Hi everyone, I hope some of you experts can give me advice on this query.

I am a US citizen, presently in Edinburgh on a student visa (completing my Masters Degree) and in a relationship with a wonderful man who is a British citizen. We have been talking marriage recently and so I thought I would look into what that means for my situation.

After my student visa runs out I had been, and still do, plan to apply for the new Post-Study Work visa (which replaced the Fresh Talent for Scotland Scheme) which should mean I will be allowed to remain in the UK for a further 2 years. So I foresee no problems with being in the UK until the end of 2011.

We are talking about a September 2010 wedding, which gives us lots of time, but I expect all the paperwork involved may take quite a bit of planning and time, so I want to figure this out early.

Do I need to be in the US to apply for a spousal (or maybe a fiance) visa? Will I be able to do all of this from the UK, since I otherwise have no real plans to travel outside the country in the next couple of years? We want to be married here, and have no real interest in ever moving back to the US after the wedding (though I expect I will jump through all the hoops for the US as well, just in case.) He has lived in the UK his whole life and has a home and a career, plus I have savings and am allowed to work part time (currently looking.) I foresee no problems with meeting requirements regarding accommodation and support.

Most information I have found addresses what you need to do to get a visa to come into the UK either to marry or after already being married, but I am unsure how to proceed since I am already legally living in the UK. I am a bit worried that rules concerning what visa you can change to from other visas may cause difficulty.

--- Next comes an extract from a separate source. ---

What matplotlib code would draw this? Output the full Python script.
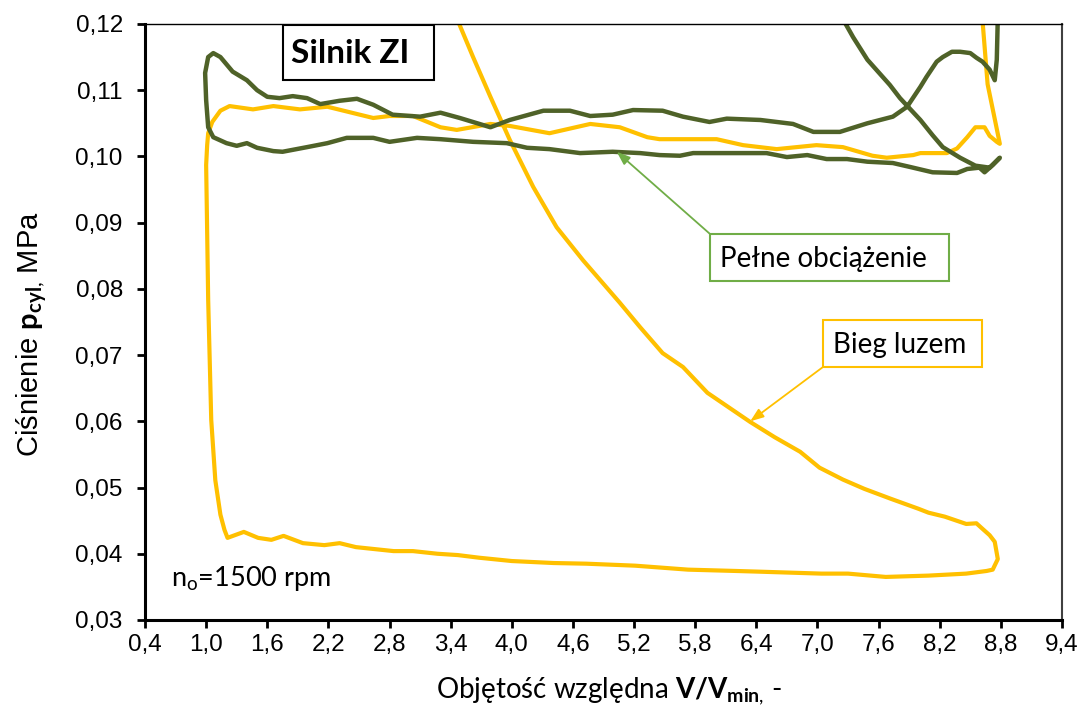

Any advice anyone can offer would be greatly appreciated.


Kind Regards,

Elizabeth


----------



## BabsM (May 24, 2008)

Based on programmes that have been shown on television regarding people changing Visa status, I believe you have to return to the States to apply for a new visa since your current visa will no longer be valid. But to make sure you do not make yourself unintentionally illegal, I suggest you contact the authorities who issued your visa and ask them the question.


----------



## esm (Nov 10, 2008)

Minuvweyna said:


> Do I need to be in the US to apply for a spousal (or maybe a fiance) visa? Will I be able to do all of this from the UK, since I otherwise have no real plans to travel outside the country in the next couple of years? We want to be married here, and have no real interest in ever moving back to the US after the wedding (though I expect I will jump through all the hoops for the US as well, just in case.) He has lived in the UK his whole life and has a home and a career, plus I have savings and am allowed to work part time (currently looking.) I foresee no problems with meeting requirements regarding accommodation and support.


Hi,

take a look at the Home office website and do a serach under "COA" (cant link website yet, need to have more than 4 posts to do so)

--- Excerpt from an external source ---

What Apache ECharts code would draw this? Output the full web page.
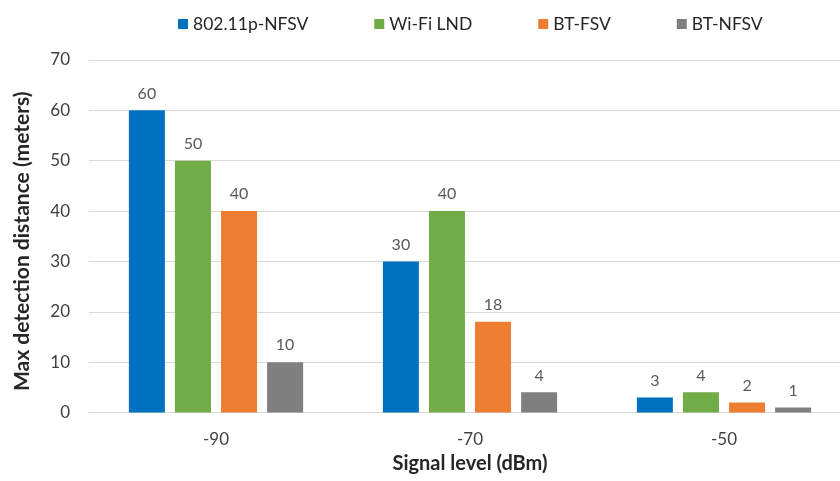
<!DOCTYPE html>
<html><head><meta charset="utf-8">
<script src="https://cdn.jsdelivr.net/npm/echarts@6/dist/echarts.min.js"></script>
<style>html,body{margin:0;padding:0;background:#fff}#c{width:840px;height:481px}</style>
</head><body><div id="c"></div>
<script>
const categories = ['-90', '-70', '-50'];
const seriesNames = ['802.11p-NFSV', 'Wi-Fi LND', 'BT-FSV', 'BT-NFSV'];
const nfsv80211p = [60, 30, 3];
const wifiLnd = [50, 40, 4];
const btFsv = [40, 18, 2];
const btNfsv = [10, 4, 1];
const colors = ['#0070C0', '#70AD47', '#ED7D31', '#7F7F7F'];
const values = [nfsv80211p, wifiLnd, btFsv, btNfsv];
const font = 'Lato, "Open Sans", sans-serif';
const chart = echarts.init(document.getElementById('c'));
chart.setOption({
  animation: false,
  textStyle: { fontFamily: font },
  legend: {
    top: 10, left: 173, itemWidth: 10, itemHeight: 10, itemGap: 66,
    icon: 'rect',
    textStyle: { fontSize: 17.5, color: '#262626', fontFamily: font },
    data: seriesNames
  },
  grid: { left: 89, width: 762, top: 60, bottom: 68.5, outerBoundsMode: 'none', containLabel: false },
  xAxis: {
    type: 'category', data: categories,
    axisTick: { show: false },
    axisLine: { lineStyle: { color: '#d9d9d9' } },
    axisLabel: { fontSize: 17, color: '#404040', margin: 19, fontFamily: font },
    name: 'Signal level (dBm)', nameLocation: 'middle', nameGap: 39,
    nameTextStyle: { fontSize: 20, fontWeight: 'bold', color: '#262626', fontFamily: font }
  },
  yAxis: {
    type: 'value', min: 0, max: 70, interval: 10,
    axisLine: { show: false }, axisTick: { show: false },
    splitLine: { lineStyle: { color: '#d9d9d9' } },
    axisLabel: { fontSize: 17, color: '#404040', margin: 19, fontFamily: font },
    name: 'Max detection distance (meters)', nameLocation: 'middle', nameGap: 56,
    nameTextStyle: { fontSize: 21, fontWeight: 'bold', color: '#262626', fontFamily: font, padding: [0, 10, 0, 0] }
  },
  series: seriesNames.map((n, i) => ({
    name: n, type: 'bar', data: values[i], barWidth: 36, barGap: '28%',
    itemStyle: { color: colors[i] },
    label: { show: true, position: 'top', distance: 9, fontSize: 16, color: '#595959', fontFamily: font }
  }))
});
</script></body></html>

i'd suggest you to give them a call and confirm that you need to apply for a COA (certificate of approval) for intending to get married in the UK when you are already here.


----------



## Minuvweyna (Aug 6, 2008)

I will have a valid visa at all times before my intended marriage date (it should be valid for a year after I am married in fact.) I will check the Home Office site, perhaps calling them is really the only way to find out. It seems silly that I would have to fly all the way back to the US just to apply when I am legally living here. Of course silly doesn't stop governments. 

Thanks guys,

Elizabeth


----------



## Garethmc (Nov 12, 2008)

I know they're changing the rules on marriage visas and putting the minimum age up to 21, i guess from ur studies that's not relevant. I doubt very much youd have to apply out of country. check out globalvisasdotcom and look under uk immigration, they helped me and my wife out when we married, shes from uk tho. Goodluck with it


----------



## mcrooks (Dec 21, 2008)

Minuvweyna said:


> Hi everyone, I hope some of you experts can give me advice on this query.
> 
> I am a US citizen, presently in Edinburgh on a student visa (completing my Masters Degree) and in a relationship with a wonderful man who is a British citizen. We have been talking marriage recently and so I thought I would look into what that means for my situation.
> 
> ...


Dear Elizabeth,
I just saw your post and don't know if you have gathered any information, but here's my 2 cents anyway.
Even though you live in the UK you are still consdered a US citizen. I had to apply to the British counsel in New York city when I was applying to live here. My visa is up next January and I believe that I will be re-applying to the New York City office. They won't consider you a part of this country until you apply for citizenship. I would check the british consulate site to see if you can obtain any information about a spousal visa. You probably won't have to worry about it until your student visa is up and by then you will have been married for over a year which should show them that you did not marry just to get into this country, although they still ask me if I am with the same man who brought me over in the first place. I tell them I wouldn't be here if I weren't with him!
Hope this helps a little!
Warmest regards,
Michele


----------